Sunday morning’s alarm came brutally early, before the sun even crawled out of bed, and I downed some Powerade and prayed that the next two hours would fly by.  I feared a lot of things: pain, injury, embarrassment, failure–all defined by me and my fragile ego.  TH and The Sis and I (Bro-in-Law sat it out this year after claiming to forget to register) headed to the start line, located conveniently just steps beyond our condo, and listened to a shaky version of the national anthem.  Then the gun went off and so did we.

There’s something I forgot about races: pure adrenaline is a drug more amazing than Charlie Sheen and tiger blood.  The fear I had been both pushing against and operating out of drained away as my feet hit pavement in unison with two thousand other people’s–but two in particular.  I remembered my last race, two years ago, on a fifteen-degree Manhattan morning.  I ran it alone, other than the first few seconds that my friend AJ ran with me after blocking me while I took a pre-run tinkle on the grass at Tavern on the Green.  Three girlfriends and my new boyfriend would be waiting for me at the finish line, but that was two hours and multiple heinous hills and some potential frostbite away.  The Sis, whose own half-marathon completion a few months before had inspired me to do this one, was a couple thousand miles away in Atlanta.  It was just me, God, and my playlist circling Central Park that day.

But this day…this day had TH’s steps in sync beside mine, our nonverbal communication skills tested and triumphing as we jointly wove through the crowd.  We passed, and shared mutual smiles over, a girl whose asscrack was on display above ill-fitting shorts, an old lady in a tutu, and a man wearing a bikini top and Speedo.  We caught up to The Sis and confirmed with her that she had witnessed all three sights as well.  For 13.1 miles, we ran in perfect time with each other and didn’t stop until we reached the finish.  At which point I, grinning and near tears, turned to him for a fist-bump and he replied, “I feel terrible.  Let’s get out of here.”

We found the Sis and grabbed the Bro-in-Law and went out for a celebratory Bloody Mary- and mimosa-soaked brunch.  The revelry continued until we all doubled over in exhaustion last night.  And then…the day after and its reckoning.  I awoke with two bad knees and a sharp pain in my foot that persists now and is forcing me to walk like a peg-legged pirate.  My organs feel like they may fall out any second, and I’m wondering how exactly my intestines contributed to the race in a way so significant it caused them to be sore today.  I feel every bit the two years older that I am now than I was in January 2009, when I grabbed a Gatorade and headed home to a couple days of minor muscle soreness.  And then–the arrival back at my parents’ house today.  The Niece had a raging cold, The Mom had hit my car with hers and left a panel sitting lopsided above the rear tire, and–sorry, there’s no way to put this delicately–the canine child’s lipstick was stuck outside its tube.

Total, perfect disarray.

We’re all back home now.  My car is still jacked, our bodies are still in pain, and The Niece is still coughing; but the dog’s wiener is back to normal, so there’s that.  And in between doses of Advil and the Brookstone electric massager we got for Christmas, I am humbled by the remembrance of so many truths:

I still am a runner, even when I feel like a poser.

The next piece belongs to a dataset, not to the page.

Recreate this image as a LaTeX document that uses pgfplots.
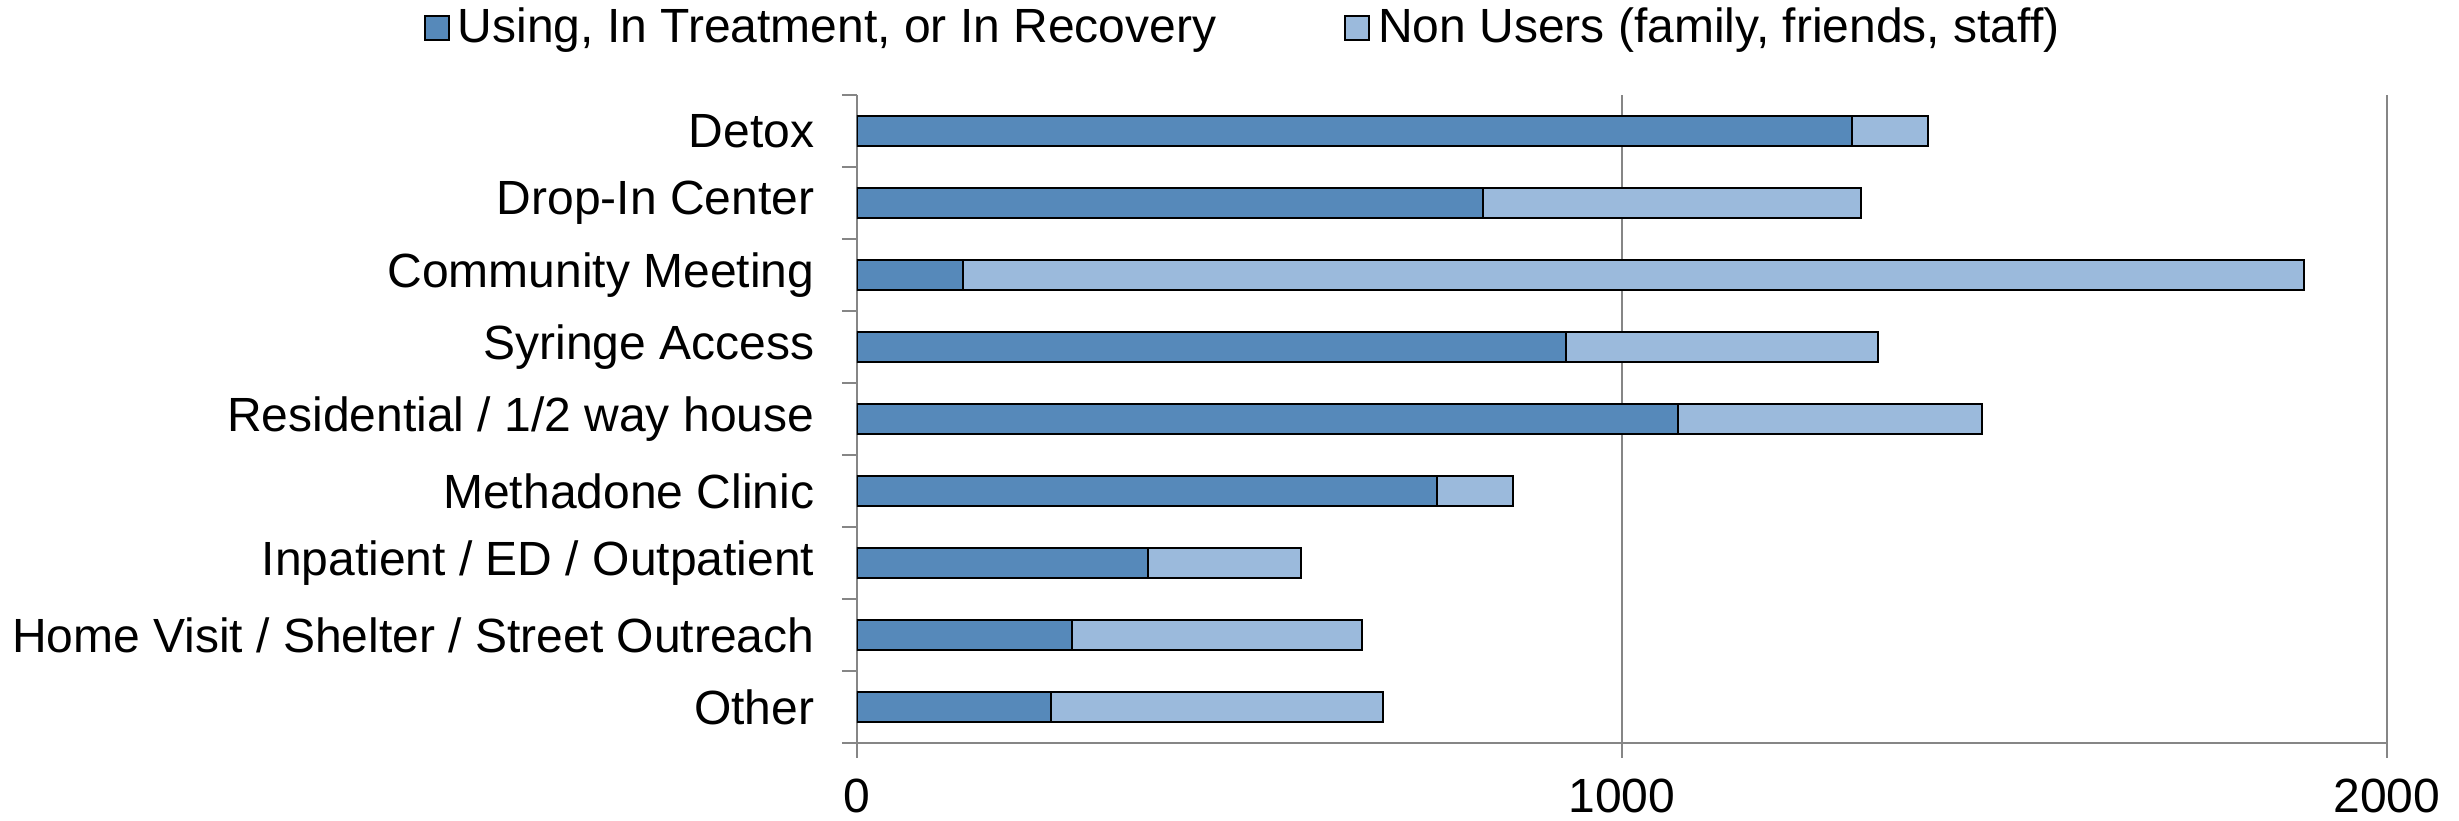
\documentclass[12pt,border=0pt]{standalone}
\usepackage{fontspec}
\setmainfont{Liberation Sans}
\usepackage{pgfplots}
\pgfplotsset{compat=1.18}
\definecolor{darkblue}{HTML}{5689BA}
\definecolor{lightblue}{HTML}{9BBADC}
\definecolor{axgray}{HTML}{868686}
\begin{document}
\begin{tikzpicture}
\path[use as bounding box] (-214.25pt,-19.5pt) rectangle (400.5pt,185.75pt);
\begin{axis}[
  scale only axis,
  width=382.5pt, height=162pt,
  xbar stacked,
  bar width=7.5pt,
  xmin=0, xmax=2000,
  ymin=-0.5, ymax=8.5,
  axis x line*=bottom,
  axis y line*=left,
  axis line style={draw=axgray, line width=0.6pt},
  xtick={0,1000,2000},
  xticklabels={0,1000,2000},
  ytick={0,...,8},
  yticklabels={Other,Home Visit / Shelter / Street Outreach,Inpatient / ED / Outpatient,Methadone Clinic,Residential / 1/2 way house,Syringe Access,Community Meeting,Drop-In Center,Detox},
  minor ytick={-0.5,0.5,...,8.5},
  tick align=outside,
  major tick length=3.75pt,
  minor tick length=3.75pt,
  every major y tick/.append style={draw=none},
  tick style={draw=axgray, line width=0.6pt},
  xmajorgrids,
  grid style={draw=axgray, line width=0.6pt},
  yticklabel style={xshift=-2.75pt},
  xticklabel style={yshift=-1pt},
  /pgf/number format/assume math mode=true,
  legend columns=2,
  legend style={at={(0.254,1.103)}, anchor=center, draw=none, fill=none,
    /tikz/every even column/.append style={column sep=30pt}},
  legend image code/.code={\draw[#1,draw=black,line width=0.5pt] (0pt,-3pt) rectangle (6pt,3pt);},
]
\addplot[fill=darkblue, draw=black, line width=0.5pt] coordinates {
  (254,0) (281,1) (381,2) (758,3) (1073,4) (927,5) (138,6) (818,7) (1300,8)};
\addlegendentry{Using, In Treatment, or In Recovery}
\addplot[fill=lightblue, draw=black, line width=0.5pt] coordinates {
  (434,0) (379,1) (199,2) (100,3) (397,4) (407,5) (1753,6) (495,7) (100,8)};
\addlegendentry{Non Users (family, friends, staff)}
\end{axis}
\end{tikzpicture}
\end{document}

Training is helpful, but when it comes down to it, what happens on the day of the race may look like nothing that happened prior to it.  All my planning (and I am not just talking about the race here) is self-motivated, self-inflicted, and intended to make me self-reliant–and I am at my best and most free when self is the smallest part of the equation.

Running alone is no less valid than running with someone, and is a lot better than running with the wrong person.

Running with the right person can be heaven.

And finally…the Biebs’ anthem “Baby” can be just the push one needs to cross the finish line.  Who knew?